The Story of Telfair Academy’s Iconic Sculptures
If these statues could talk, oh the stories they would tell…
In 1883, Carl Brandt was given $20,000 cash and a ticket to Europe to acquire the art for a brand-new museum in Savannah. Located in the former mansion of one of Savannah’s most prominent families, this new museum was to be called the Telfair Academy of Arts and Sciences.
Brandt’s purse was still well lined when he arrived in Vienna to visit the studio of Victor Tilgner, one of the best sculptors of the period. Taken by the artist’s work, Brandt ordered five sculptures of great artists to put in front of the new museum in Savannah. All of the sculptures were to be seven feet, six inches high. They were to be made of marzano, a hard limestone from the town of the same name.

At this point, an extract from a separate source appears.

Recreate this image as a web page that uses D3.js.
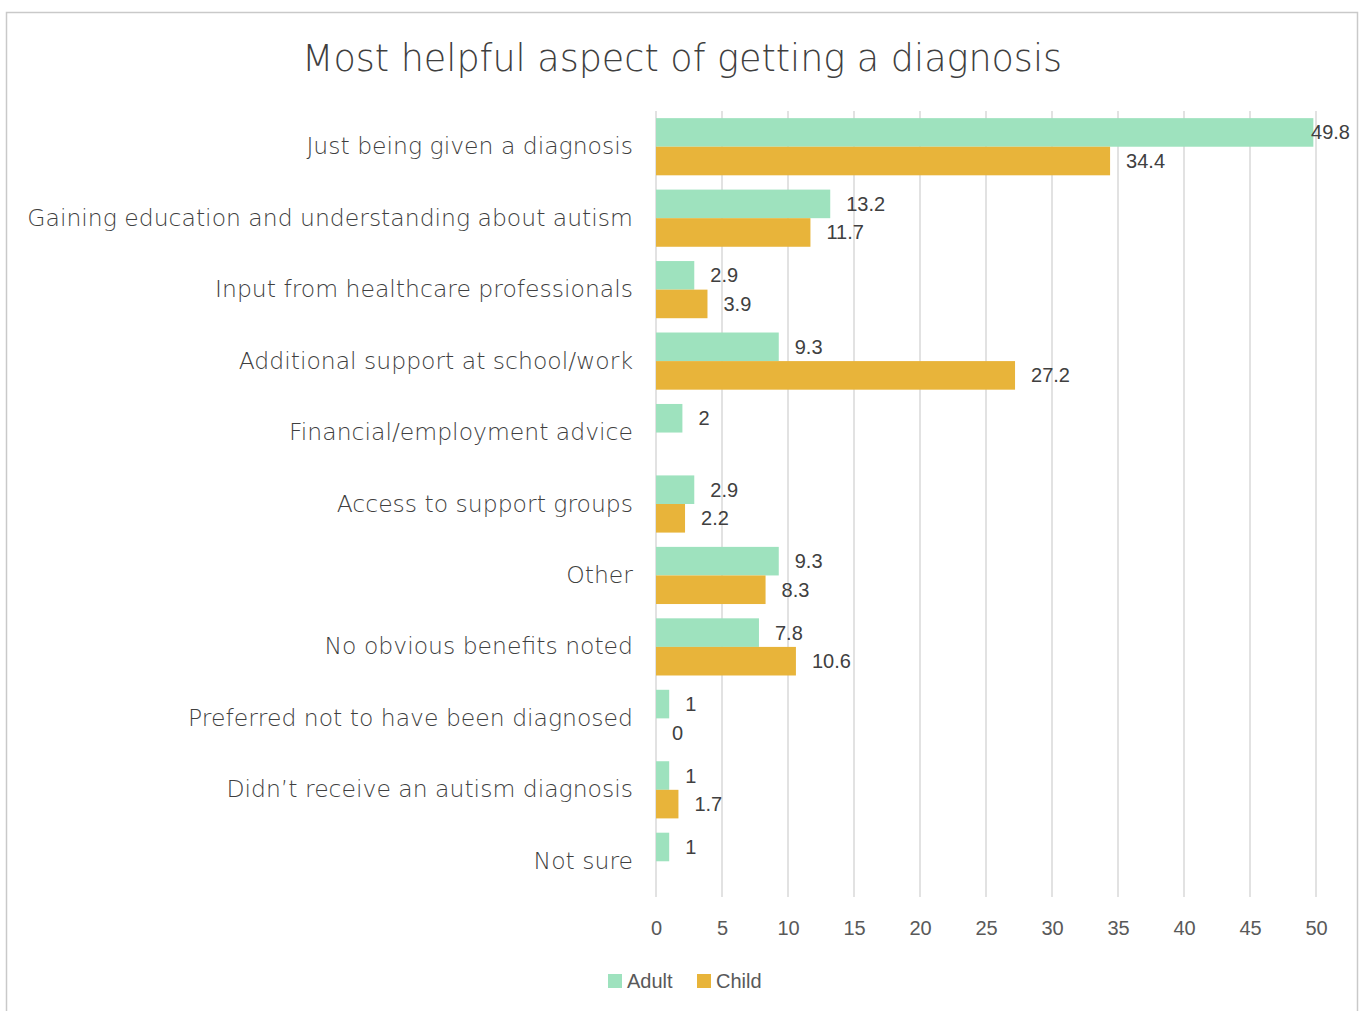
<!DOCTYPE html>
<html>
<head>
<meta charset="utf-8">
<script src="https://cdn.jsdelivr.net/npm/d3@7"></script>
<style>
  body { margin: 0; background: #fff; }
</style>
</head>
<body>
<div id="chart"></div>
<script>
// Data
const categories = [
  "Just being given a diagnosis",
  "Gaining education and understanding about autism",
  "Input from healthcare professionals",
  "Additional support at school/work",
  "Financial/employment advice",
  "Access to support groups",
  "Other",
  "No obvious benefits noted",
  "Preferred not to have been diagnosed",
  "Didn\u2019t receive an autism diagnosis",
  "Not sure"
];
const adultValues = [49.8, 13.2, 2.9, 9.3, 2, 2.9, 9.3, 7.8, 1, 1, 1];
// null = no value reported for that category
const childValues = [34.4, 11.7, 3.9, 27.2, null, 2.2, 8.3, 10.6, 0, 1.7, null];
const seriesNames = ["Adult", "Child"];
const seriesColors = ["#9ee2be", "#e8b43a"];
const xTicks = [0, 5, 10, 15, 20, 25, 30, 35, 40, 45, 50];

const width = 1362, height = 1011;
const margin = { top: 111, bottom: 114, left: 656, right: 46 };

const labelFont = "'DejaVu Sans', sans-serif";
const numFont = "'Liberation Sans', Arial, sans-serif";

let svg = d3.select("#chart")
  .append("svg")
  .attr("width", width)
  .attr("height", height)
  .style("display", "block");

// chart frame
svg.append("rect")
  .attr("x", 6.5)
  .attr("y", 12.5)
  .attr("width", 1351)
  .attr("height", 1010)
  .attr("fill", "none")
  .attr("stroke", "#c9c9c9")
  .attr("stroke-width", 1.5);

// title
svg.append("text")
  .attr("x", 682)
  .attr("y", 71)
  .attr("text-anchor", "middle")
  .style("font-family", labelFont)
  .style("font-weight", 200)
  .style("font-size", "36.5px")
  .style("fill", "#3f3f3f")
  .text("Most helpful aspect of getting a diagnosis");

// scales
let xScale = d3.scaleLinear()
  .domain([0, 50])
  .range([margin.left, width - margin.right]);

let yScale = d3.scaleBand()
  .domain(categories)
  .range([margin.top, height - margin.bottom]);

let ySub = d3.scaleBand()
  .domain(seriesNames)
  .range([0, yScale.bandwidth()])
  .paddingOuter(0.25);

// gridlines
svg.append("g")
  .selectAll("line")
  .data(xTicks)
  .join("line")
  .attr("x1", d => xScale(d))
  .attr("x2", d => xScale(d))
  .attr("y1", margin.top)
  .attr("y2", height - margin.bottom)
  .attr("stroke", "#d9d9d9")
  .attr("stroke-width", 1.5);

// x axis (labels only)
let xAxis = svg.append("g")
  .attr("transform", `translate(0,${height - margin.bottom})`)
  .call(d3.axisBottom(xScale).tickValues(xTicks).tickSize(0).tickPadding(24));
xAxis.select(".domain").remove();
xAxis.selectAll("text")
  .style("font-family", numFont)
  .style("font-size", "20px")
  .style("fill", "#595959");

// y axis (labels only)
let yAxis = svg.append("g")
  .attr("transform", `translate(${margin.left},0)`)
  .call(d3.axisLeft(yScale).tickSize(0).tickPadding(23));
yAxis.select(".domain").remove();
yAxis.selectAll("text")
  .style("font-family", labelFont)
  .style("font-weight", 200)
  .style("font-size", "23.5px")
  .style("fill", "#3f3f3f");

// flatten rows
const rows = [];
categories.forEach((c, i) => {
  rows.push({ cat: c, series: "Adult", value: adultValues[i] });
  rows.push({ cat: c, series: "Child", value: childValues[i] });
});
const color = d3.scaleOrdinal().domain(seriesNames).range(seriesColors);

// bars
svg.append("g")
  .selectAll("rect")
  .data(rows.filter(d => d.value !== null))
  .join("rect")
  .attr("x", xScale(0))
  .attr("y", d => yScale(d.cat) + ySub(d.series))
  .attr("width", d => xScale(d.value) - xScale(0))
  .attr("height", ySub.bandwidth())
  .attr("fill", d => color(d.series));

// data labels
let labels = svg.append("g")
  .selectAll("text")
  .data(rows.filter(d => d.value !== null))
  .join("text")
  .attr("x", d => xScale(d.value) + 16)
  .attr("y", d => yScale(d.cat) + ySub(d.series) + ySub.bandwidth() / 2)
  .attr("dy", "0.35em")
  .style("font-family", numFont)
  .style("font-size", "20px")
  .style("fill", "#404040")
  .text(d => d.value);

// keep labels inside the chart area (Excel pushes the 49.8 label back)
labels.each(function() {
  const w = this.getComputedTextLength();
  const x = +this.getAttribute("x");
  if (x + w > 1350) this.setAttribute("x", 1350 - w);
});

// legend
const legend = svg.append("g")
  .selectAll("g")
  .data(seriesNames)
  .join("g")
  .attr("transform", (d, i) => `translate(${608 + i * 89},974)`);

legend.append("rect")
  .attr("width", 14)
  .attr("height", 14)
  .attr("fill", d => color(d));

legend.append("text")
  .attr("x", 19)
  .attr("y", 7)
  .attr("dy", "0.35em")
  .style("font-family", numFont)
  .style("font-size", "20px")
  .style("fill", "#595959")
  .text(d => d);
</script>
</body>
</html>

The steamship City of Savannah arrived in its namesake port in the fall of 1884 with the first two statues–Phidias, and Michelangelo–soon followed by Rubens, Rembrandt, and Raphael. They were situated in the front of the building to enhance the mansion’s elegant façade and to announce to visitors that this was no longer a private home–they were indeed entering a temple of the arts!
These five gracious figures were in place for the grand opening of the Telfair Academy of Arts and Sciences on May 3, 1886. Many dignitaries, including former President of the Confederacy Jefferson Davis, attended the grand affair. Today, the sculptures have stood proudly in front of Telfair Academy for more than 125 years, welcoming millions of visitors through the front doors to experience the Victorian vision of what a temple of the arts should be. Some of Savannah’s most famous citizens have danced in its awe-inspiring rotunda, from Johnny Mercer to Jim Williams, each of them welcomed through the front doors by Tilgner’s statues.